Le Baobab a fêté ses 50 ans d’existence vendredi soir sur la scène de l’institut Français de Dakar. Devant un public venu nombreux (sold-out à 3 jours de l’événement), voir ces papy ou ce qu’il en reste et leurs jeunes pousses, le temps s’est arrêté pour rendre hommage à ce groupe de légende.
« La trajectoire du Baobab épouse celle du Sénégal indépendant » ce propos du professeur Ibrahima Wane dans le film « Baobab, une autre Histoire du Sénégal» du réalisateur Toumani Sangaré projeté avant le concert dans le cadre du cycle Dakar, Mon Amour, en dit long sur la place qu’occupe la bande à Thierno Koité, dans la marche de la nation sénégalaise.
Des années Senghor pendant lesquelles les politiques culturelles sont massives, à l’alternance de 2000 marquée par une volonté d’affirmation forte et d’estime de soi, en passant par l’arrivée au pouvoir de Diouf, les ajustements structurels, la crise casmancaise, la dévaluation du FCFA, Baobab est cœur de tous les tremblements du pays.

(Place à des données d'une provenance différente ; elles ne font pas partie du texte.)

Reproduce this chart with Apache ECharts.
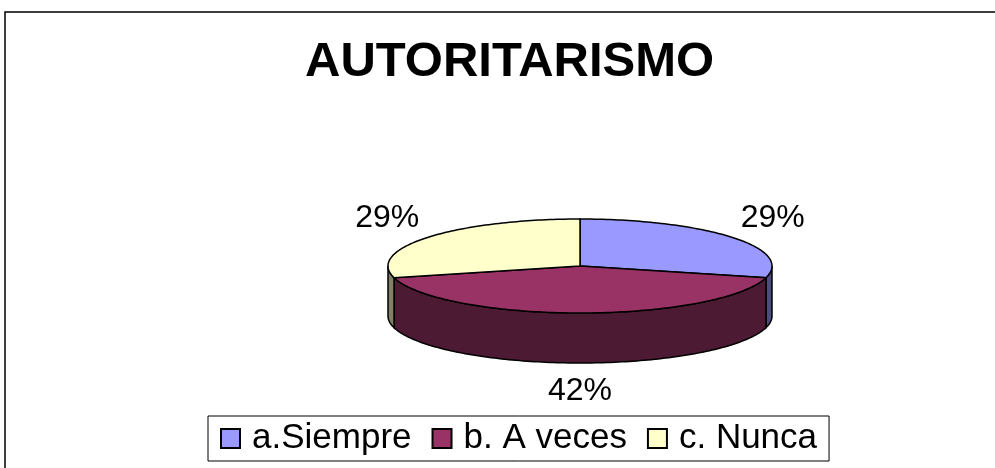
<!DOCTYPE html>
<html>
<head>
<meta charset="utf-8">
<script src="https://cdn.jsdelivr.net/npm/echarts@6/dist/echarts.min.js"></script>
<style>
  html, body { margin: 0; padding: 0; background: #fff; }
  #chart { width: 995px; height: 468px; }
</style>
</head>
<body>
<div id="chart"></div>
<script>
// datos del grafico
var categorias = ['a.Siempre', 'b. A veces', 'c. Nunca'];
var valores = [29, 42, 29];

var coloresTapa = ['#9999FF', '#993366', '#FFFFCC'];
var coloresLado = ['#4D4D80', '#4C1A33', '#808066'];

// geometria de la torta 3d
var CX = 580, CY = 266, RX = 192, RY = 47, ALTO = 50;
var FUENTE = '"Liberation Sans", Arial, sans-serif';

var total = valores.reduce(function(a, b) { return a + b; }, 0);

function arco(a0, a1, dy) {
    var pts = [];
    var n = Math.max(2, Math.ceil(Math.abs(a1 - a0) / 0.02));
    for (var k = 0; k <= n; k++) {
        var a = a0 + (a1 - a0) * k / n;
        pts.push([CX + RX * Math.cos(a), CY + dy + RY * Math.sin(a)]);
    }
    return pts;
}

function renderTorta(params, api) {
    var i = params.seriesIndex;
    var antes = 0;
    for (var j = 0; j < i; j++) antes += valores[j];
    var v = api.value(0);
    var a0 = -Math.PI / 2 + 2 * Math.PI * antes / total;
    var a1 = a0 + 2 * Math.PI * v / total;

    var hijos = [];

    // lado frontal
    var s = Math.max(a0, 0), e = Math.min(a1, Math.PI);
    if (s < e) {
        var pared = arco(s, e, 0).concat(arco(e, s, ALTO));
        hijos.push({
            type: 'polygon',
            z2: 1,
            shape: { points: pared },
            style: { fill: coloresLado[i], stroke: '#000', lineWidth: 1.5 }
        });
    }

    // tapa
    hijos.push({
        type: 'polygon',
        z2: 10,
        shape: { points: [[CX, CY]].concat(arco(a0, a1, 0)) },
        style: { fill: coloresTapa[i], stroke: '#000', lineWidth: 1.5 }
    });

    // etiqueta
    var am = (a0 + a1) / 2;
    var sn = Math.sin(am);
    var lx = CX + 244 * Math.cos(am);
    var ly = CY + 78 * sn + (sn > 0.5 ? 47 : 0);
    hijos.push({
        type: 'text',
        z2: 20,
        style: {
            text: Math.round(v / total * 100) + '%',
            x: lx,
            y: ly,
            textAlign: 'center',
            textVerticalAlign: 'middle',
            fontSize: 32,
            fontFamily: FUENTE,
            fill: '#000'
        }
    });

    return { type: 'group', children: hijos };
}

var series = categorias.map(function(c, i) {
    return {
        type: 'custom',
        name: c,
        coordinateSystem: 'none',
        renderItem: renderTorta,
        data: [valores[i]],
        silent: true
    };
});

var chart = echarts.init(document.getElementById('chart'));
chart.setOption({
    animation: false,
    backgroundColor: '#fff',
    color: coloresTapa,
    title: {
        text: 'AUTORITARISMO',
        left: 305,
        top: 38,
        padding: 0,
        textStyle: {
            fontSize: 49,
            fontWeight: 'bold',
            fontFamily: FUENTE,
            color: '#000'
        }
    },
    legend: {
        left: 208,
        top: 416,
        orient: 'horizontal',
        padding: [5, 12],
        itemGap: 20,
        itemWidth: 19,
        itemHeight: 19,
        icon: 'rect',
        backgroundColor: '#fff',
        borderColor: '#000',
        borderWidth: 1,
        borderRadius: 0,
        selectedMode: false,
        itemStyle: { borderColor: '#000', borderWidth: 2 },
        textStyle: { fontSize: 35, fontFamily: FUENTE, color: '#000', padding: [0, 0, 0, 7] },
        data: categorias
    },
    graphic: [{
        type: 'rect',
        shape: { x: 5, y: 12, width: 1000, height: 480 },
        style: { fill: 'none', stroke: '#000', lineWidth: 1.5 },
        silent: true
    }],
    series: series
});
</script>
</body>
</html>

Abdoulaye Mboup, la première vedette à chanter en wolof sur des sonorités bien sénégalaises annonça ce qui allait se passer dans les années 80-90 avec les Thione Seck, Oumar Pene, Baaba Maal, Pape Djiby Ba, Ismaela Lo, Souleymane Faye, Cheikh Lo sans oublier évidemment Youssou Ndour et son mbalakh ravageur qui contribua, entre autres, à éteindre le Baobab, mettant fin à une époque.

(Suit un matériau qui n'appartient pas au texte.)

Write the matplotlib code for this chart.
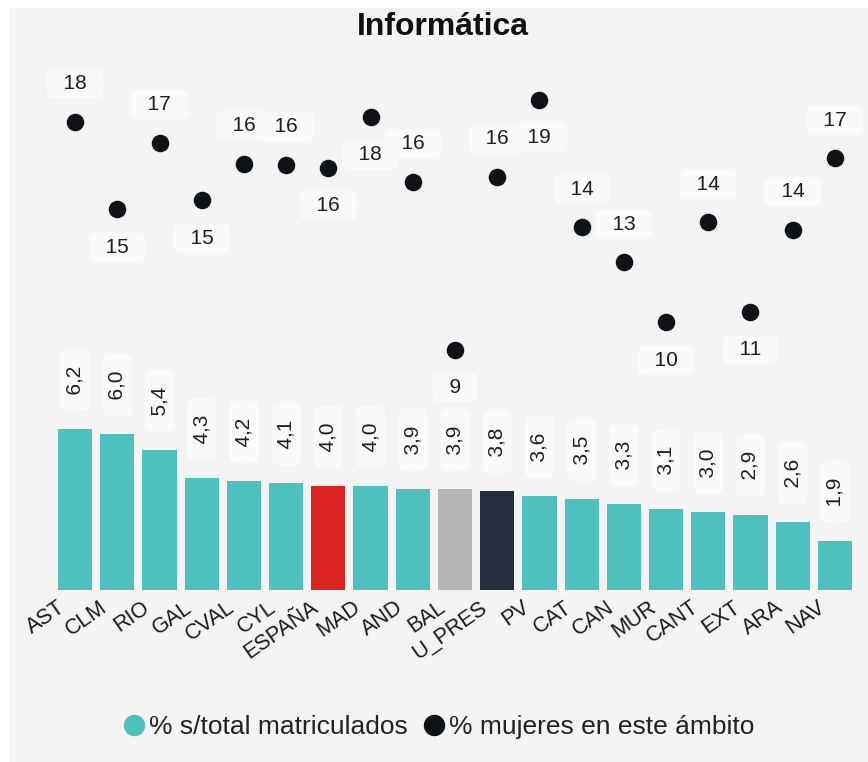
import matplotlib.pyplot as plt
from matplotlib.lines import Line2D
from matplotlib.patches import Rectangle
import matplotlib.transforms as mtransforms

plt.rcParams['font.family'] = ['Liberation Sans', 'DejaVu Sans']

# -------------------------
# Data
# -------------------------
regions = ["AST", "CLM", "RIO", "GAL", "CVAL", "CYL", "ESPAÑA", "MAD", "AND", "BAL",
           "U_PRES", "PV", "CAT", "CAN", "MUR", "CANT", "EXT", "ARA", "NAV"]
pct_matriculados = [6.2, 6.0, 5.4, 4.3, 4.2, 4.1, 4.0, 4.0, 3.9, 3.9,
                    3.8, 3.6, 3.5, 3.3, 3.1, 3.0, 2.9, 2.6, 1.9]
pct_mujeres = [18.0, 14.65, 17.2, 15.0, 16.4, 16.35, 16.25, 18.2, 15.7, 9.25,
               15.9, 18.85, 13.95, 12.6, 10.3, 14.15, 10.7, 13.85, 16.6]

# label placement for the dots (up / down)
dot_label_pos = ["up", "down", "up", "down", "up", "up", "down", "down", "up", "down",
                 "up", "down", "up", "up", "down", "up", "down", "up", "up"]

teal = "#4ec1be"
special = {"ESPAÑA": "#dd2222", "BAL": "#b5b5b5", "U_PRES": "#262e3d"}
bar_colors = [special.get(r, teal) for r in regions]
dot_color = "#0f1217"
box = dict(boxstyle="round,pad=0.25,rounding_size=0.35", fc="#fafafa", ec="none")

fig = plt.figure(figsize=(8.68, 7.62), dpi=100, facecolor="white")
fig.patches.append(Rectangle((9 / 868, 0), 1, 1 - 8 / 762, transform=fig.transFigure,
                             facecolor="#f4f4f4", edgecolor="none", zorder=-10))

ax = fig.add_axes([54 / 868, 172 / 762, 802 / 868, 533 / 762])
ax.set_facecolor("none")

x = list(range(len(regions)))
ax.bar(x, pct_matriculados, width=0.81, color=bar_colors, zorder=2)
ax.scatter(x, pct_mujeres, s=135, color=dot_color, zorder=3)

# bar value labels (rotated)
for xi, v in zip(x, pct_matriculados):
    ax.annotate("  " + f"{v:.1f}".replace(".", ",") + "  ", (xi, v),
                xytext=(0, 35.3), textcoords="offset points", rotation=90,
                ha="center", va="center", fontsize=15, color="#1e1e1e", bbox=box, zorder=4)

# dot value labels
for xi, v, pos in zip(x, pct_mujeres, dot_label_pos):
    dy = 27.4 if pos == "up" else -27.4
    ax.annotate("  " + f"{v:.0f}" + "  ", (xi, v),
                xytext=(0, dy), textcoords="offset points",
                ha="center", va="center", fontsize=15, color="#1e1e1e", bbox=box, zorder=4)

ax.set_xlim(-0.5, len(regions) - 0.5)
ax.set_ylim(0, 20.5)
ax.set_yticks([])
ax.set_xticks(x)
ax.set_xticklabels(regions, rotation=35, ha="right", va="top",
                   rotation_mode="anchor", fontsize=15.5, color="#1a1a1a")
ax.tick_params(axis="x", length=0, pad=2)
offset = mtransforms.ScaledTranslation(-0.18, -0.04, fig.dpi_scale_trans)
for lbl in ax.get_xticklabels():
    lbl.set_transform(lbl.get_transform() + offset)
for s in ax.spines.values():
    s.set_visible(False)

fig.text(0.51, 1 - 27 / 762, "Informática", ha="center", va="center",
         fontsize=23, fontweight="bold", color="#111111")

handles = [
    Line2D([], [], marker="o", ls="none", markersize=14.4, color=teal),
    Line2D([], [], marker="o", ls="none", markersize=14.4, color=dot_color),
]
fig.legend(handles, ["% s/total matriculados", "% mujeres en este ámbito"],
           loc="center", bbox_to_anchor=(0.506, 1 - 727 / 762), ncol=2, frameon=False,
           fontsize=19, handlelength=0.77, handletextpad=0.2, columnspacing=0.58,
           labelcolor="#222222")

fig.savefig("out.png", dpi=100, facecolor=fig.get_facecolor())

Ce même Youssou Ndour, devenu star mondiale, participera au renouveau du Baobab lorsque vers la fin des années 90, le producteur anglais Nick Gold, à qui on doit la résurrection du Buena Vista Social Club et la diffusion mondiale d’artistes tels qu’ Ali Farka Touré, tombe sur un enregistrement du groupe dakarois et, est convaincu qu’il faut les remettre sur le circuit. Le résultat sera à la hauteur des attentes. « Le renouveau du Baobab a fait la légende du Baobab » dit, fort à propos, le journaliste Alioune Fall dans le biopic.

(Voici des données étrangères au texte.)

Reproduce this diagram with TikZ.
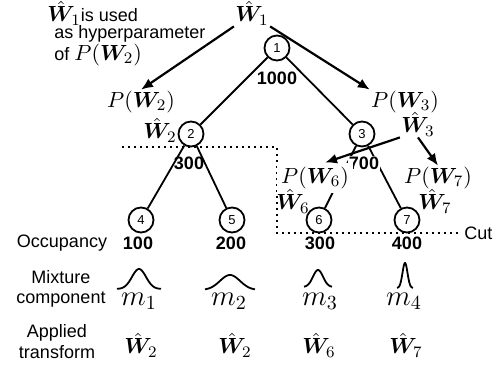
\documentclass[tikz,border=0pt]{standalone}
\usepackage{amsmath}
\usepackage{bm}
\usepackage[no-math]{fontspec}
\setmainfont{Liberation Sans}
\usetikzlibrary{arrows.meta}
\newcommand{\mbig}[1]{{\fontsize{10.95}{12}\selectfont$#1$}}
\begin{document}
\begin{tikzpicture}[x=0.5pt,y=-0.5pt,
  tn/.style={circle,draw,line width=0.9pt,minimum size=12.5pt,inner sep=0pt,fill=white,font=\fontsize{6.5}{7}\selectfont},
  lbl/.style={font=\fontsize{9}{10}\selectfont,inner sep=0.5pt},
  num/.style={font=\fontsize{9}{10}\selectfont\bfseries,inner sep=0.5pt},
  mth/.style={font=\fontsize{10.95}{12}\selectfont,inner sep=0.5pt},
  mlab/.style={font=\fontsize{14.4}{16}\selectfont,inner sep=0.5pt},
  edge/.style={line width=0.9pt},
  arr/.style={line width=1.1pt,-{Latex[length=6pt,width=5pt]}},
  cutline/.style={dotted,line width=1pt},
  gauss/.style={line width=0.9pt}]
\useasboundingbox (0,0) rectangle (499,368);

% tree nodes
\node[tn] (n1) at (277,48) {1};
\node[tn] (n2) at (191,134) {2};
\node[tn] (n3) at (362,134) {3};
\node[tn] (n4) at (141,220) {4};
\node[tn] (n5) at (232,220) {5};
\node[tn] (n6) at (319,220) {6};
\node[tn] (n7) at (407,220) {7};

% tree edges
\draw[edge] (n1) -- (n2);
\draw[edge] (n1) -- (n3);
\draw[edge] (n2) -- (n4);
\draw[edge] (n2) -- (n5);
\draw[edge] (n3) -- (n6);
\draw[edge] (n3) -- (n7);

% cut line
\coordinate (c0) at (122,147);
\coordinate (c1) at (277,147);
\coordinate (c2) at (277,233);
\coordinate (c3) at (460,233);
\draw[cutline] (c0) -- (c1) -- (c2) -- (c3);
\node[lbl,anchor=west] (cut) at (463,233) {Cut};

% annotation
\node[lbl,anchor=west] (t1) at (46,13) {\mbig{\hat{\bm W}_1}is used};
\node[lbl,anchor=west] (t2) at (53,34) {as hyperparameter};
\node[lbl,anchor=west] (t3) at (53,55) {of \mbig{P(\bm W_2)}};

% labels
\node[mth] (w1) at (252,13) {$\hat{\bm W}_1$};
\node[num] (o1000) at (277,78) {1000};
\node[mth] (p2) at (141,102) {$P(\bm W_2)$};
\node[mth] (w2) at (160,130) {$\hat{\bm W}_2$};
\node[num] (o300a) at (189,163) {300};
\node[mth] (p3) at (405,102) {$P(\bm W_3)$};
\node[mth] (w3) at (418,124) {$\hat{\bm W}_3$};
\node[num,fill=white] (o700) at (364,163) {700};
\node[mth,fill=white,inner sep=2pt] (p6) at (315,178) {$P(\bm W_6)$};
\node[mth] (w6) at (293,201) {$\hat{\bm W}_6$};
\node[mth] (p7) at (438,178) {$P(\bm W_7)$};
\node[mth] (w7) at (435,201) {$\hat{\bm W}_7$};

% arrows
\draw[arr] (w1.south west) -- (p2.north);
\draw[arr] (w1.south east) -- (p3.north west);
\draw[arr] (w3.south west) -- ([xshift=5pt]p6.north);
\draw[arr] (w3.south) -- (p7.north);

% row labels
\node[lbl] (occ) at (62,243) {Occupancy};
\node[lbl,align=center,font=\fontsize{9}{10}\selectfont] (mix) at (61,289) {Mixture\\component};
\node[lbl,align=center,font=\fontsize{9}{10.5}\selectfont] (app) at (57,342) {Applied\\transform};

% occupancy
\node[num] (oc4) at (138,243) {100};
\node[num] (oc5) at (231,243) {200};
\node[num] (oc6) at (320,243) {300};
\node[num] (oc7) at (407,243) {400};

% gaussians
\draw[gauss] plot[domain=-22:22,samples=60] ({139+\x},{289-20*exp(-(\x*\x)/98)});
\draw[gauss] plot[domain=-25:25,samples=60] ({230+\x},{290-15*exp(-(\x*\x)/200)});
\draw[gauss] plot[domain=-14:14,samples=60] ({318+\x},{287-17*exp(-(\x*\x)/50)});
\draw[gauss] plot[domain=-8:8,samples=60] ({405+\x},{288-25*exp(-(\x*\x)/12.5)});

% mixture labels
\node[mlab] (m1) at (139,301) {$m_1$};
\node[mlab] (m2) at (229,301) {$m_2$};
\node[mlab] (m3) at (320,301) {$m_3$};
\node[mlab] (m4) at (404,301) {$m_4$};

% applied transforms
\node[mth] (a4) at (141,345) {$\hat{\bm W}_2$};
\node[mth] (a5) at (235,345) {$\hat{\bm W}_2$};
\node[mth] (a6) at (319,345) {$\hat{\bm W}_6$};
\node[mth] (a7) at (406,345) {$\hat{\bm W}_7$};
\end{tikzpicture}
\end{document}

Aujourd’hui, le Baobab dont la musique n’avait pas accroché en Europe à la fin des années 70, arpente avec succès les scènes du monde. Les jeunes qui ont pris le relais sont entrés dans la peau des pères fondateurs avec brio. Mention spéciale au chanteur Papino, qui a fait étalage de tout son talent lors du concert. Il n’est pas évident de chanter, seul, du Ablaye Mboup, puis du Rudy Gomis ensuite du Balla Sidibé et enfin du Ndiouga Dieng. En ouvrant le concert hier par la mélancolique Utrus Horas, chanson signée Rudy Gomis, roi de la mélodie par exellence, Papino, a sans doute enlevé tout scepticisme à ceux qui ne suivent pas forcément le Baobab et qui pouvaient avoir un doute sur la capacité de la releve à reprendre certains classiques. Dés l’entame donc, il a mis tout le monde d’accord. Le public a vibré, chanté et dansé avec le lead-vocal, véritable boute-en-train, toute la soirée. C’est une sacrée performance surtout en l’absence de Korka la seule femme du groupe ! Le public en a eu pour son argent ! D’ailleurs, un spectacle de Baobab n’a pas de prix.
Bien sûr, on aimerait voir Assane Mboup, Alpha Dieng et autres au sein du groupe. Le Baobab, devenu un véritable label, est une formidable plateforme pour qui veut faire une grande carrière…
Le saxophoniste et leader du groupe Thierno Koité, le guitariste Yakhya Fall et le batteur Mountaga, en bons témoins de l’histoire, l’experimenté Moussa Cissokho aux tumbas, en ont vu d’autres, tellement ils ont vécu des succès indescriptibles au cours de leur riche carrière. Toutefois, ils ne semblent nullement blasés. Les années passent et ils sont toujours aussi énergiques et passionnés…toujours aussi jeunes.
Quant aux jeunes de la bande justement, on peut dire, sans nous tromper, qu’Attiso doit être fier de Boléro son heritier. Que dire du saxophoniste Zinsou, un Issa Cissokho en puissance dans le jeu comme dans la présence scénique. Enfin, Malick Sy à la basse…non seulement, il succede parfaitement à la légende Charlie Ndiaye, mais il apporte, lui le féru de jazz, un groove qui donne une couleur moderne à la musique du Baobab.
Le Baobab fêtera l’année prochaine ses…50 ans. Encore? L’incomparable maitre de cérémonie Top, l’a rappelé à un public conquis: » Un Baobab ne meurt jamais ».Sous la guidance de leur manager Badou Beye, discret mais ho combien rompu à la tâche, le Baobab reste un éternel jeune…de 50 ans.